It is impossible to separate the fictional character of British cop Jane Tennison from the actor Helen Mirren who played her so brilliantly in the Prime Suspect series. And from the first pages of author Lynda La Plante’s latest Jane Tennison book, The Dirty Dozen, Mirren is instantly conjured up by the reader, younger than the last time we saw her but still every bit as tenacious (and bloody minded). The Dirty Dozen takes us back to the early days of her career where she has been newly appointed to London Metropolitan Police’s famous Flying Squad (aka The Sweeney). She s justifiably pleased with her trail-blazing appointment – the first woman to join the legendary detectives, however she is soon made acutely aware that she has been set up to fail. The all male team (self-named the Dirty Dozen) believe that a women can’t cope with the inherent dangers of the job and do everything they can to demean and thwart her. But when Tennison believes she has unearthed the plans for a massive armed bank raid and doggedly chases up each lead to prove her case it becomes impossible for them to ignore or sideline her. Tennison is a fabulous character (on screen and in print) and La Plante gives us a twisting plot, great dialogue. and a picture of workplace tensions that is utterly relatable to today. The Dirty Dozen by Lynda La Plante is published by Zaffre.

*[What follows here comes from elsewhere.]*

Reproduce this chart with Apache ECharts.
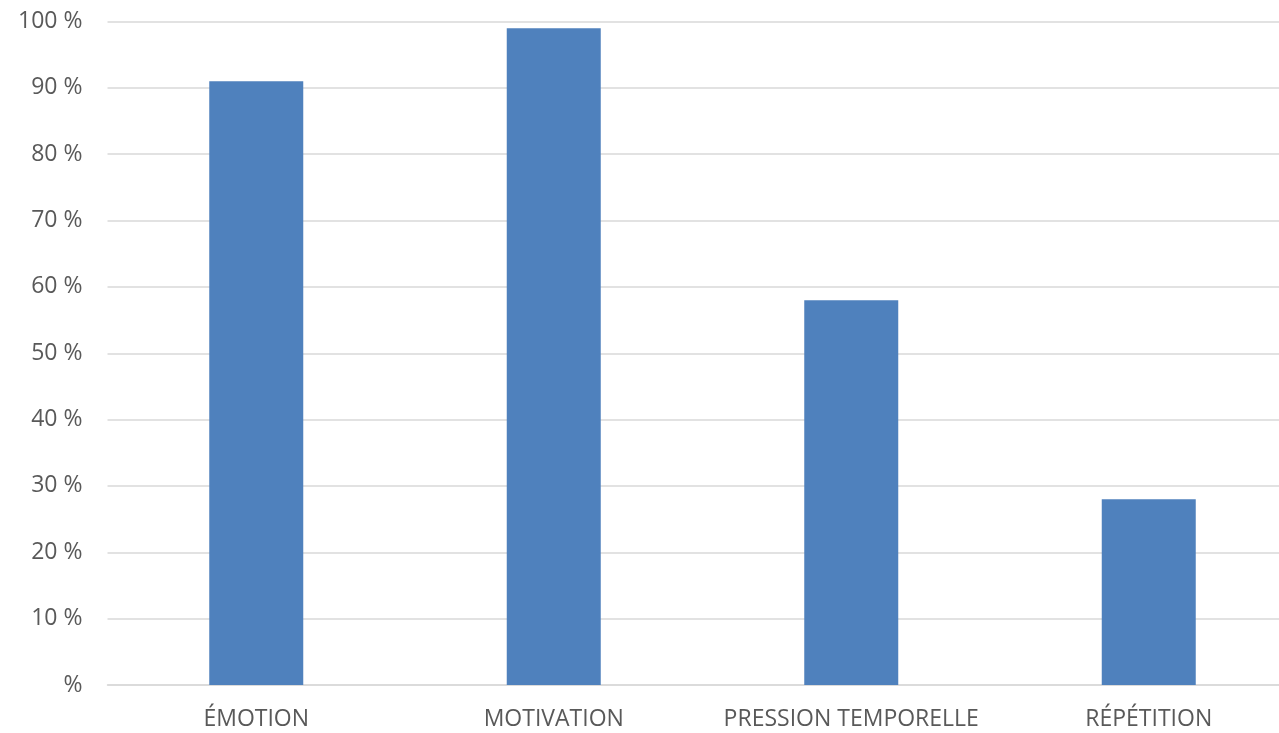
<!DOCTYPE html>
<html>
<head>
<meta charset="utf-8">
<script src="https://cdn.jsdelivr.net/npm/echarts@6/dist/echarts.min.js"></script>
<style>
html,body{margin:0;padding:0;background:#fff;overflow:hidden;}
#wrap{width:1279px;height:733px;overflow:hidden;}
#chart{width:1298px;height:733px;}
</style>
</head>
<body>
<div id="wrap"><div id="chart"></div></div>
<script>
const categories = ['ÉMOTION', 'MOTIVATION', 'PRESSION TEMPORELLE', 'RÉPÉTITION'];
const values = [91, 99, 58, 28];
const yTicks = [0, 10, 20, 30, 40, 50, 60, 70, 80, 90, 100];

const chart = echarts.init(document.getElementById('chart'));
chart.setOption({
  animation: false,
  grid: { left: 107.5, right: 0.5, top: 21.5, bottom: 48, containLabel: false },
  xAxis: {
    type: 'category',
    data: categories,
    axisLine: { show: true, lineStyle: { color: '#d9d9d9', width: 1.5 } },
    axisTick: { show: false },
    axisLabel: { color: '#595959', fontFamily: 'Open Sans', fontSize: 23, margin: 23, interval: 0 }
  },
  yAxis: {
    type: 'value',
    min: 0, max: 100, interval: 10,
    axisLine: { show: false },
    axisTick: { show: false },
    splitLine: { lineStyle: { color: '#d9d9d9', width: 1.5 } },
    axisLabel: {
      color: '#595959', fontFamily: 'Open Sans', fontSize: 23, margin: 25,
      formatter: v => yTicks.includes(v) ? (v === 0 ? '%' : v + ' %') : ''
    }
  },
  series: [{
    type: 'bar',
    data: values,
    barWidth: 94,
    itemStyle: { color: '#4f81bd' }
  }]
});
</script>
</body>
</html>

Lady in the Lake, the latest book by the prolific American crime writer Laura Lippman also has
as strong plot theme the gulf between where women want to be in their lives, and where society dictates they remain. It’s the mid 1960s and 37-year-old Maddie Schwartz, bored with her comfortable, predictable white, middle-class life, has left her husband and is waiting for her divorce. When she tries to find work on The Sun, a local paper, she is sidelined helping on an unattributed column called Helpline. Then, unwittingly, she gets herself the opportunity of reporting on a murder case when the body of a woman is found, decomposed in a broken park fountain and identified as Cleo, a young black woman who has been missing for months. Lippman, who was inspired by the way two 1940s deaths, one black and one white, were treated by police and the public, shows not just the gender politics playing out but also the chasms between social status and colour. Maddie’s an interesting character whose determination to be her own person creates its own pain for others, and there’s a terrific twist at the end. Lady in the Lake by Laura Lippman is published by Faber & Faber.
Beyond Reasonable Doubt by Gary Bell, is billed as the first in a series starring Elliot Rook, an unconventional but highly successful QC, who has earned his own share of powerful establishment enemies, including police, by successfully defending several notorious bad guys using the letter of the law as his blunt weapon. But when he is called on to defend the suspect on the murder of a young unidentified girl of Middle Eastern appearance in the city where he grew up, he can feel his world falling apart. For the accused is a white supremacist and violent thug who knew Rook when he was growing up and knows where all his skeletons are buried. Trying to walk a fine line between defending his client and not getting himself killed, provides a highly entertaining novel and one which doesn’t shy away from the grinding social divisions within British society. Gary Bell is himself a QC so expect not a scrap of reasonable doubt about the the twists and turns although the final verdict will keep you guessing. Beyond Reasonable Doubt by Gary Bell is published by Raven Books.